If someone made this up, it wasn’t me. I still wouldn’t disqualify Michael Jackson as a Special Envoy to Kim Jong Il just because he’s deceased. He’s still more charismatic than Al Gore, looks more alive than John Kerry, has a cleaner ethical record than Bill Richardson, is less of a national embarrassment than Joe Biden, and has more influence with President Obama than Hillary Clinton. By a happy coincidence, the “Eternal President” of North Korea also happens to be a dead guy; indeed, Kim Il Sung’s mummified corpse may well be North Korea’s largest stockpile of preserved meat. A Michael Jackson-Kim Il Sung summit could make for some of the liveliest conversation since Ban Ki Moon and Warren Christopher were still alive. And then, who has seen recent pictures of Kim Jong Il, looking as spent as Jagger sneaking out the back door of a Vegas casino the morning after?

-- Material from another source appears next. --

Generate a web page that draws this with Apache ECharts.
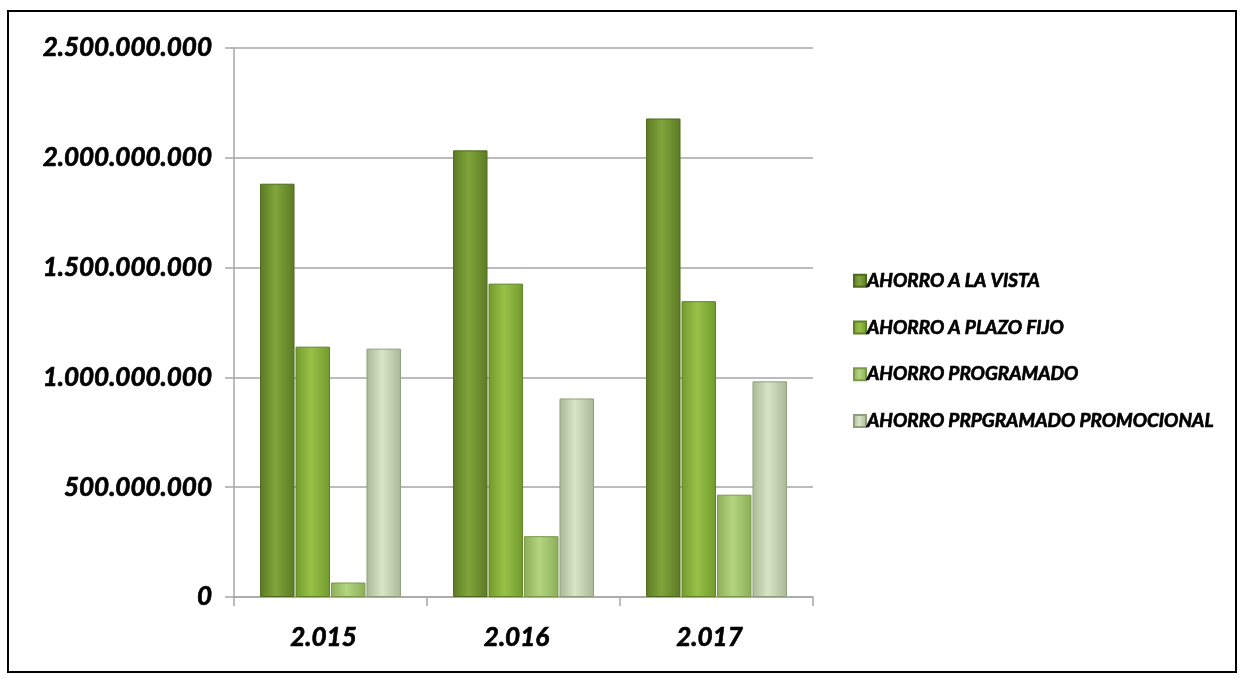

He may not be far from meeting Michael Jackson after all.
Hilarity ensues...
Since at least February, when Mrs. Clinton publicly speculated about North Korea’s potential for a succession struggle, she has shown herself as adept at offending Kim Jong Il though inadvertence as ably as John Bolton was at doing so by design. Suddenly, those who criticized President Bush’s undiplomatic criticism of Kim Jong Il’s God-given right to deny 23 million North Koreans theirs are very quiet (which is for the best).